I need to make forecases for the $x_{i, t+1}, x_{i, t+2}, x_{i, t+3}$ points (the forecast horizon would hopefully be short) for each $i$-th series. In most cases I can assume some simple linear trends (I am not hoping for much more since the limited data for each of the series), so I could simply try something like a linear regression to approximate AR($k$) model, but in my data, from time to time after a steady linear upward trend I observe a random drop and I would like my method to be somehow sensitive to noticing such change (e.g. when there is a change between $x_{i,t-1}$ and $x_{i,t}$) and not suggesting linear upward trend after noticing it.
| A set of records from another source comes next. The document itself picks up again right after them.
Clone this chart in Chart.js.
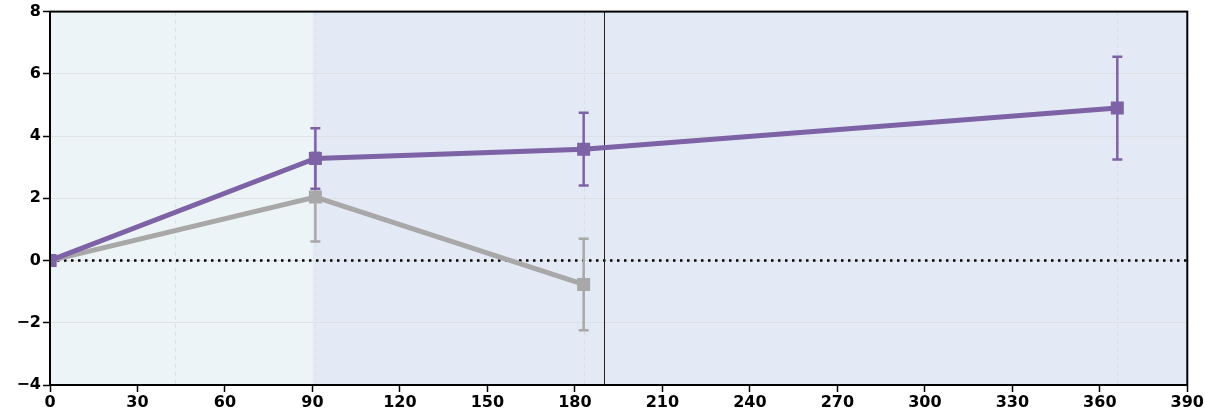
<!DOCTYPE html>
<html>
<head>
<meta charset="utf-8">
<script src="https://cdn.jsdelivr.net/npm/chart.js@4/dist/chart.umd.min.js"></script>
<style>
  html, body { margin: 0; padding: 0; background: #fff; }
  #wrap { width: 1205px; height: 417px; }
</style>
</head>
<body>
<div id="wrap"><canvas id="grafico"></canvas></div>
<script>
const diasRoxo = [0, 91, 183, 366];
const valoresRoxo = [0, 3.28, 3.58, 4.9];
const errosRoxo = [0, 0.97, 1.17, 1.65];

const diasCinza = [0, 91, 183];
const valoresCinza = [0, 2.04, -0.77];
const errosCinza = [0, 1.43, 1.47];

const gradeX = [43, 91, 183, 366];
const faixas = [[0, 90, '#ecf4f7'], [90, 390, '#e3eaf6']];
const linhaVertical = 190;

const roxo = '#7d62a6';
const cinza = '#a8a8a8';

const pontos = (xs, ys, es) => xs.map((x, i) => ({ x: x, y: ys[i], e: es[i] }));

const fundo = {
  id: 'fundo',
  beforeDraw(chart) {
    const { ctx, chartArea: a, scales: { x, y } } = chart;
    ctx.save();
    faixas.forEach(f => {
      ctx.fillStyle = f[2];
      ctx.fillRect(x.getPixelForValue(f[0]), a.top, x.getPixelForValue(f[1]) - x.getPixelForValue(f[0]), a.bottom - a.top);
    });
    ctx.strokeStyle = 'rgba(210,210,210,0.6)';
    ctx.lineWidth = 1;
    ctx.setLineDash([4, 4]);
    gradeX.forEach(v => {
      const px = Math.round(x.getPixelForValue(v)) + 0.5;
      ctx.beginPath();
      ctx.moveTo(px, a.top);
      ctx.lineTo(px, a.bottom);
      ctx.stroke();
    });
    ctx.restore();
  },
  beforeDatasetsDraw(chart) {
    const { ctx, chartArea: a, scales: { x, y } } = chart;
    ctx.save();
    // linha pontilhada em zero
    ctx.strokeStyle = '#000';
    ctx.lineWidth = 2.5;
    ctx.setLineDash([2.5, 4.5]);
    const py = y.getPixelForValue(0);
    ctx.beginPath();
    ctx.moveTo(a.left, py);
    ctx.lineTo(a.right, py);
    ctx.stroke();
    ctx.setLineDash([]);
    ctx.lineWidth = 1;
    ctx.strokeStyle = '#222';
    const px = Math.round(x.getPixelForValue(linhaVertical)) + 0.5;
    ctx.beginPath();
    ctx.moveTo(px, a.top);
    ctx.lineTo(px, a.bottom);
    ctx.stroke();
    ctx.restore();
  },
  // barras de erro de cada serie, desenhadas antes da linha dela
  beforeDatasetDraw(chart, args) {
    const { ctx, scales: { x, y } } = chart;
    const ds = chart.data.datasets[args.index];
    ctx.save();
    ctx.strokeStyle = ds.borderColor;
    ctx.lineWidth = 2.5;
    ds.data.forEach(p => {
      if (!p.e) return;
      const cx = x.getPixelForValue(p.x);
      const t = y.getPixelForValue(p.y + p.e);
      const b = y.getPixelForValue(p.y - p.e);
      ctx.beginPath();
      ctx.moveTo(cx, t); ctx.lineTo(cx, b);
      ctx.moveTo(cx - 5, t); ctx.lineTo(cx + 5, t);
      ctx.moveTo(cx - 5, b); ctx.lineTo(cx + 5, b);
      ctx.stroke();
    });
    ctx.restore();
  },
  afterDraw(chart) {
    const { ctx, chartArea: a } = chart;
    ctx.save();
    ctx.strokeStyle = '#000';
    ctx.lineWidth = 2;
    ctx.strokeRect(a.left, a.top, a.right - a.left, a.bottom - a.top);
    ctx.restore();
  }
};

const fonte = { family: 'DejaVu Sans', size: 16, weight: 'bold' };

new Chart(document.getElementById('grafico'), {
  type: 'line',
  data: {
    datasets: [
      {
        label: 'roxo',
        data: pontos(diasRoxo, valoresRoxo, errosRoxo),
        borderColor: roxo,
        backgroundColor: roxo,
        borderWidth: 5,
        pointStyle: 'rect',
        pointRadius: 9.2,
        pointBorderWidth: 0,
        order: 1
      },
      {
        label: 'cinza',
        data: pontos(diasCinza, valoresCinza, errosCinza),
        borderColor: cinza,
        backgroundColor: cinza,
        borderWidth: 5,
        pointStyle: 'rect',
        pointRadius: 9.2,
        pointBorderWidth: 0,
        order: 2
      }
    ]
  },
  options: {
    responsive: true,
    maintainAspectRatio: false,
    animation: false,
    layout: { padding: { left: 0, right: 17, top: 9, bottom: 0 } },
    plugins: { legend: { display: false }, tooltip: { enabled: false } },
    scales: {
      x: {
        type: 'linear',
        min: 0,
        max: 390,
        afterFit: s => { s.height = 32; },
        ticks: {
          stepSize: 30,
          color: '#000',
          font: fonte,
          padding: 1,
          maxRotation: 0
        },
        grid: { drawOnChartArea: false, tickLength: 7, tickColor: '#000', tickWidth: 1.5 },
        border: { color: '#000', width: 2 }
      },
      y: {
        min: -4,
        max: 8,
        afterFit: s => { s.width = 50; },
        ticks: {
          stepSize: 2,
          color: '#000',
          font: fonte,
          padding: 2,
          callback: v => String(v).replace('-', '\u2212')
        },
        grid: {
          color: 'rgba(215,215,215,0.6)',
          lineWidth: 1,
          tickLength: 7,
          tickColor: '#000',
          tickWidth: 1.5,
          tickBorderDash: [],
          borderDash: [4, 4]
        },
        border: { color: '#000', width: 2, dash: [] }
      }
    }
  },
  plugins: [fundo]
});
</script>
</body>
</html>
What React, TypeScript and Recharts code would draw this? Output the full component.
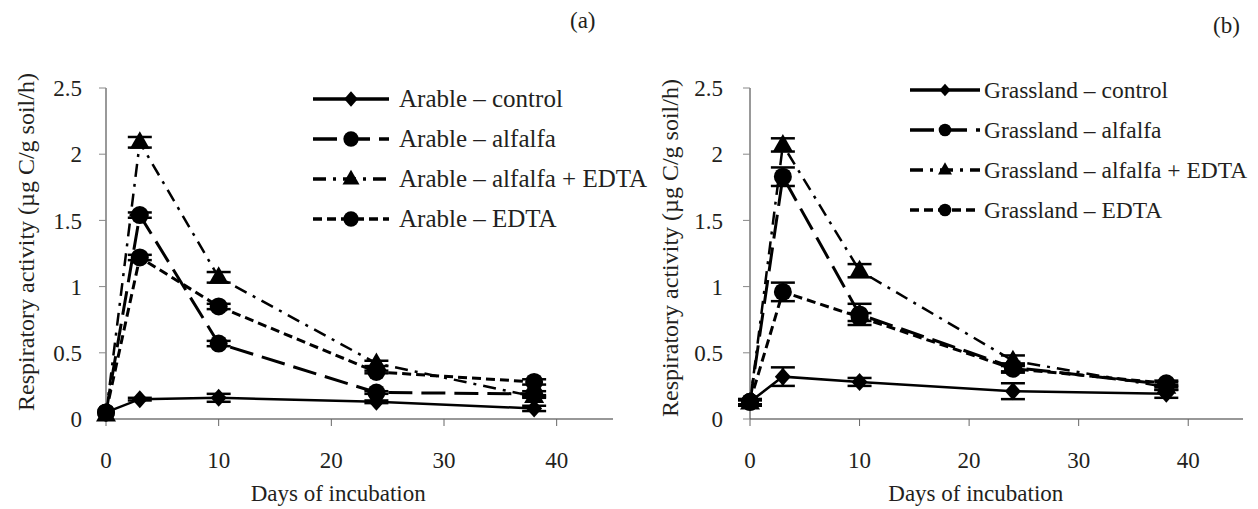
import { LineChart, Line, XAxis, YAxis, ErrorBar, Legend, Label } from 'recharts';

const days = [0, 3, 10, 24, 38];
const xTicks = [0, 10, 20, 30, 40];
const yTicks = [0, 0.5, 1, 1.5, 2, 2.5];

const arableControl = [0.05, 0.15, 0.16, 0.13, 0.08];
const arableAlfalfa = [0.05, 1.54, 0.57, 0.2, 0.19];
const arableAlfalfaEdta = [0.03, 2.09, 1.07, 0.42, 0.17];
const arableEdta = [0.05, 1.22, 0.85, 0.355, 0.28];
const arableControlErr = [0, 0.01, 0.03, 0.01, 0.02];
const arableAlfalfaErr = [0, 0.02, 0.02, 0.01, 0.02];
const arableAlfalfaEdtaErr = [0, 0.04, 0.04, 0.02, 0.01];
const arableEdtaErr = [0, 0.02, 0.02, 0.01, 0.02];

const grassControl = [0.13, 0.32, 0.28, 0.21, 0.19];
const grassAlfalfa = [0.13, 1.83, 0.79, 0.39, 0.26];
const grassAlfalfaEdta = [0.12, 2.07, 1.12, 0.44, 0.24];
const grassEdta = [0.13, 0.96, 0.77, 0.38, 0.27];
const grassControlErr = [0.02, 0.07, 0.03, 0.06, 0.03];
const grassAlfalfaErr = [0.02, 0.07, 0.08, 0.03, 0.02];
const grassAlfalfaEdtaErr = [0.02, 0.05, 0.05, 0.04, 0.02];
const grassEdtaErr = [0.02, 0.07, 0.03, 0.03, 0.02];

const FONT = '"Liberation Serif", serif';
const INK = '#231f20';

type Shape = 'diamond' | 'circle' | 'triangle';

interface SeriesStyle {
  key: string;
  dash?: string;
  width: number;
  shape: Shape;
}

const seriesStyles: SeriesStyle[] = [
  { key: 'control', width: 2.5, shape: 'diamond' },
  { key: 'alfalfa', dash: '24 9', width: 3, shape: 'circle' },
  { key: 'alfalfaEdta', dash: '13 7 3 7', width: 2.5, shape: 'triangle' },
  { key: 'edta', dash: '9 5', width: 3, shape: 'circle' },
];

function Marker({ cx, cy, shape, s = 1 }: { cx: number; cy: number; shape: Shape; s?: number }) {
  if (shape === 'diamond') {
    return <polygon points={`${cx},${cy - 9 * s} ${cx + 8 * s},${cy} ${cx},${cy + 9 * s} ${cx - 8 * s},${cy}`} fill="#000" />;
  }
  if (shape === 'triangle') {
    return <polygon points={`${cx},${cy - 11 * s} ${cx + 10 * s},${cy + 6.5 * s} ${cx - 10 * s},${cy + 6.5 * s}`} fill="#000" />;
  }
  return <circle cx={cx} cy={cy} r={9 * s} fill="#000" />;
}

function buildRows(c: number[], a: number[], ae: number[], e: number[], cE: number[], aE: number[], aeE: number[], eE: number[]) {
  return days.map((d, i) => ({
    day: d,
    control: c[i],
    alfalfa: a[i],
    alfalfaEdta: ae[i],
    edta: e[i],
    controlErr: cE[i],
    alfalfaErr: aE[i],
    alfalfaEdtaErr: aeE[i],
    edtaErr: eE[i],
  }));
}

const arableRows = buildRows(arableControl, arableAlfalfa, arableAlfalfaEdta, arableEdta,
  arableControlErr, arableAlfalfaErr, arableAlfalfaEdtaErr, arableEdtaErr);
const grassRows = buildRows(grassControl, grassAlfalfa, grassAlfalfaEdta, grassEdta,
  grassControlErr, grassAlfalfaErr, grassAlfalfaEdtaErr, grassEdtaErr);

interface PanelProps {
  rows: ReturnType<typeof buildRows>;
  names: string[];
  width: number;
  left: number;
  right: number;
  tickGap: number;
  labelY: number;
  legendLeft: number;
  legendTop: number;
  legendLine: number;
  legendGap: number;
  legendFont: number;
  markerScale: number;
}

function Panel({ rows, names, width, left, right, tickGap, labelY, legendLeft, legendTop, legendLine, legendGap, legendFont, markerScale }: PanelProps) {
  const renderLegend = (props: any) => {
    const payload = [...(props.payload || [])];
    const order = (p: any) => seriesStyles.findIndex(s => s.key === p.dataKey);
    payload.sort((a: any, b: any) => order(a) - order(b));
    return (
      <div style={{ fontFamily: FONT, fontSize: legendFont, color: INK }}>
        {payload.map((p: any) => {
          const st = seriesStyles.find(s => s.key === p.dataKey) || seriesStyles[0];
          return (
            <div key={p.dataKey} style={{ display: 'flex', alignItems: 'center', height: 40, whiteSpace: 'nowrap' }}>
              <svg width={legendLine} height={40} style={{ marginRight: legendGap }}>
                <line x1={0} x2={legendLine} y1={20} y2={20} stroke="#000" strokeWidth={3.5}
                  strokeDasharray={st.dash} />
                <Marker cx={legendLine / 2} cy={20} shape={st.shape} s={markerScale} />
              </svg>
              <span>{p.value}</span>
            </div>
          );
        })}
      </div>
    );
  };

  return (
    <LineChart width={width} height={509} data={rows}
      margin={{ top: 88, right, bottom: 30, left: left - 60 }}>
      <XAxis dataKey="day" type="number" domain={[0, 45]} ticks={xTicks} height={60}
        axisLine={{ stroke: '#333', strokeWidth: 1.2 }} tickLine={{ stroke: '#666' }} tickSize={7} tickMargin={26}
        tick={{ fill: INK, fontFamily: FONT, fontSize: 23 }}>
        <Label content={({ viewBox }: any) => (
          <text x={viewBox.x + viewBox.width * 0.458} y={501} textAnchor="middle"
            fontFamily={FONT} fontSize={23} fill={INK}>Days of incubation</text>
        )} />
      </XAxis>
      <YAxis type="number" domain={[0, 2.5]} ticks={yTicks} width={60}
        axisLine={{ stroke: '#555', strokeWidth: 1.2 }} tickLine={{ stroke: '#888' }} tickSize={7} tickMargin={tickGap}
        tick={{ fill: INK, fontFamily: FONT, fontSize: 23 }}>
        <Label content={({ viewBox }: any) => {
          const x = viewBox.x + viewBox.width - 80;
          const y = labelY;
          return (
            <text x={x} y={y} transform={`rotate(-90 ${x} ${y})`} textAnchor="middle" dominantBaseline="central"
              fontFamily={FONT} fontSize={24} fill={INK}>Respiratory activity (µg C/g soil/h)</text>
          );
        }} />
      </YAxis>
      <Legend layout="vertical" align="center" verticalAlign="middle" content={renderLegend}
        wrapperStyle={{ left: legendLeft, top: legendTop, width: 'auto', height: 'auto' }} />
      {seriesStyles.map((st, i) => (
        <Line key={st.key} dataKey={st.key} name={names[i]} stroke="#000" strokeWidth={st.width}
          strokeDasharray={st.dash} isAnimationActive={false} legendType="line"
          dot={(p: any) => <Marker key={`${st.key}-${p.index}`} cx={p.cx} cy={p.cy} shape={st.shape} />}
          activeDot={false}>
          <ErrorBar dataKey={`${st.key}Err`} direction="y" width={12} strokeWidth={2.5} stroke="#000" isAnimationActive={false} />
        </Line>
      ))}
    </LineChart>
  );
}

const arableNames = ['Arable – control', 'Arable – alfalfa', 'Arable – alfalfa + EDTA', 'Arable – EDTA'];
const grassNames = ['Grassland – control', 'Grassland – alfalfa', 'Grassland – alfalfa + EDTA', 'Grassland – EDTA'];

export default function App() {
  return (
    <div style={{ position: 'absolute', left: 0, top: 0, width: 1258, height: 509, background: '#fff', fontFamily: FONT }}>
      <div style={{ position: 'absolute', left: 0, top: 0 }}>
        <Panel rows={arableRows} names={arableNames} width={640} left={106} right={27} tickGap={17} labelY={242}
          legendLeft={313} legendTop={79} legendLine={76} legendGap={10} legendFont={25} markerScale={0.85} />
      </div>
      <div style={{ position: 'absolute', left: 640, top: 0 }}>
        <Panel rows={grassRows} names={grassNames} width={618} left={110} right={15} tickGap={20} labelY={248}
          legendLeft={270} legendTop={70} legendLine={70} legendGap={4} legendFont={23.5} markerScale={0.7} />
      </div>
      <div style={{ position: 'absolute', left: 570, top: 8, fontSize: 23, color: INK }}>(a)</div>
      <div style={{ position: 'absolute', left: 1213, top: 13, fontSize: 23, color: INK }}>(b)</div>
    </div>
  );
}
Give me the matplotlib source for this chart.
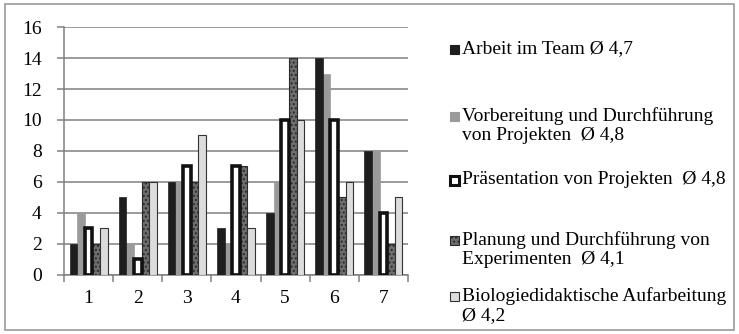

Below I show a made-up example that looks similar to my data, that was created using the a10 dataset from fpp package by Rob Hyndman.
library("fpp")
s1 <- seq(1, 100, by = 10)
s2 <- seq(10, 110, by = 10)
X <- NULL
for (i in seq_along(s1))
X <- rbind(X, a10[s1[i]:s2[i]])
All this means that the common simple methods like linear regression; random walk forecast that takes $x_{i,t}$ as a forecast for the $t+1, t+2, t+3$ values; random walk with drift; predicting mean of previous timepoints etc. do not seem as a good choice for me. On another hand, limited data and computational limitations make more advanced methods not feasible.
I was thinking of something like using simple exponential smoothing of the changes between the timepoints $\Delta_{i,t} = x_{i,t} - x_{i,t-1}$, i.e. taking
$$ \begin{align} \ell_{i,t} &= (1-\alpha) \ell_{i,t-1} + \alpha \Delta_{i,t} \\ \hat x_{i,t+1} &= x_{i,t} + \ell_{i,t} \\ \hat x_{i,t+2} &= \hat x_{i,t+1} + \ell_{i,t} \\ \dots \end{align} $$
with some pretty hign $\alpha$ (this could be optimized), but I do not want to re-design the wheel, so I'm looking for some hints either on this approach, or suggesting something better then this. I'd need prediction intervals for my forecast, so I'd be grateful also for a comment on this.
Another problem is that this approach ignores the fact that I could also use the other series to build a general model. I believe that using the whole dataset could lead to improvements (some kind of shrinkage). Maybe I could use something like hierarchical forecasting described by Rob Hyndman (see e.g. those slides or the hts vignette) where the parameters to aggregate the individual series could be estimated using regression (this easily scales).